• [Data excerpt]
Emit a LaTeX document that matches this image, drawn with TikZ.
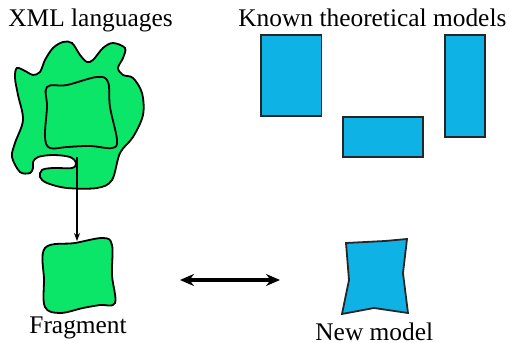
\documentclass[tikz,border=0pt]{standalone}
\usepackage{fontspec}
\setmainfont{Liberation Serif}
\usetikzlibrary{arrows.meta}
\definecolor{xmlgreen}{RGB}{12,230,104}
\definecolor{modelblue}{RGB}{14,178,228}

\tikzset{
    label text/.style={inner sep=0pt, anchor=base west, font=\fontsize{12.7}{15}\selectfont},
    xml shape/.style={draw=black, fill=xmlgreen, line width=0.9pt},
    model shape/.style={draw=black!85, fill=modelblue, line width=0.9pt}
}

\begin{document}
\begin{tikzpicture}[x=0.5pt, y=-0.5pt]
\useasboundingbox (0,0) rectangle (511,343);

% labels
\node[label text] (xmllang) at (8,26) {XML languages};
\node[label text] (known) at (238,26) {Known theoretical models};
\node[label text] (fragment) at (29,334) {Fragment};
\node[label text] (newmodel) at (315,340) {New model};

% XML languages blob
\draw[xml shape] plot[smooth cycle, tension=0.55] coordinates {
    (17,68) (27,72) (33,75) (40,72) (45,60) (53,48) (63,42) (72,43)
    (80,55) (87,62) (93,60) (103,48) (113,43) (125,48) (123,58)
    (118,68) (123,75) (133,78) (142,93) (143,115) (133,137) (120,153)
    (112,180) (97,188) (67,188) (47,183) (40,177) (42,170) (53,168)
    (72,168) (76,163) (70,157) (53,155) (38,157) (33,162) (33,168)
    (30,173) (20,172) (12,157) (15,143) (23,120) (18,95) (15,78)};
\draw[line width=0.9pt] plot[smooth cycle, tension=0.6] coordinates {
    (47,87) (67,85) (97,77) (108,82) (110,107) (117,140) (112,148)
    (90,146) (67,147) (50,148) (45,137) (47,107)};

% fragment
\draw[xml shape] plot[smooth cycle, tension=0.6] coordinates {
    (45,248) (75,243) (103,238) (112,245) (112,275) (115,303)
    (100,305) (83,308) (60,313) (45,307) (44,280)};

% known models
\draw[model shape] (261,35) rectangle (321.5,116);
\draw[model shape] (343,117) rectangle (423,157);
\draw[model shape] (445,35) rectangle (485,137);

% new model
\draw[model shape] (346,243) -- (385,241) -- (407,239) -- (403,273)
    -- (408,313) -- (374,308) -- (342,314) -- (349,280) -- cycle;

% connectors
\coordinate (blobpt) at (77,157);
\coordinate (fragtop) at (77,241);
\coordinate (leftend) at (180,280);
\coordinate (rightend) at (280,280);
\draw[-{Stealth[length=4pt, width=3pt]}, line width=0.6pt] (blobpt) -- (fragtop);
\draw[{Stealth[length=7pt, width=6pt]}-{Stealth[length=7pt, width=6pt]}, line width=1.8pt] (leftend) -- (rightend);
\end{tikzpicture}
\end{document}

• [Given instruction] Leave out the pictures. Transcribe only the lines above, from the first through the one that contains "(100,305) (83,308) (60,313)".

• [Expected answer]
Emit a LaTeX document that matches this image, drawn with TikZ.
\documentclass[tikz,border=0pt]{standalone}
\usepackage{fontspec}
\setmainfont{Liberation Serif}
\usetikzlibrary{arrows.meta}
\definecolor{xmlgreen}{RGB}{12,230,104}
\definecolor{modelblue}{RGB}{14,178,228}

\tikzset{
    label text/.style={inner sep=0pt, anchor=base west, font=\fontsize{12.7}{15}\selectfont},
    xml shape/.style={draw=black, fill=xmlgreen, line width=0.9pt},
    model shape/.style={draw=black!85, fill=modelblue, line width=0.9pt}
}

\begin{document}
\begin{tikzpicture}[x=0.5pt, y=-0.5pt]
\useasboundingbox (0,0) rectangle (511,343);

% labels
\node[label text] (xmllang) at (8,26) {XML languages};
\node[label text] (known) at (238,26) {Known theoretical models};
\node[label text] (fragment) at (29,334) {Fragment};
\node[label text] (newmodel) at (315,340) {New model};

% XML languages blob
\draw[xml shape] plot[smooth cycle, tension=0.55] coordinates {
    (17,68) (27,72) (33,75) (40,72) (45,60) (53,48) (63,42) (72,43)
    (80,55) (87,62) (93,60) (103,48) (113,43) (125,48) (123,58)
    (118,68) (123,75) (133,78) (142,93) (143,115) (133,137) (120,153)
    (112,180) (97,188) (67,188) (47,183) (40,177) (42,170) (53,168)
    (72,168) (76,163) (70,157) (53,155) (38,157) (33,162) (33,168)
    (30,173) (20,172) (12,157) (15,143) (23,120) (18,95) (15,78)};
\draw[line width=0.9pt] plot[smooth cycle, tension=0.6] coordinates {
    (47,87) (67,85) (97,77) (108,82) (110,107) (117,140) (112,148)
    (90,146) (67,147) (50,148) (45,137) (47,107)};

% fragment
\draw[xml shape] plot[smooth cycle, tension=0.6] coordinates {
    (45,248) (75,243) (103,238) (112,245) (112,275) (115,303)
    (100,305) (83,308) (60,313) (45,307) (44,280)};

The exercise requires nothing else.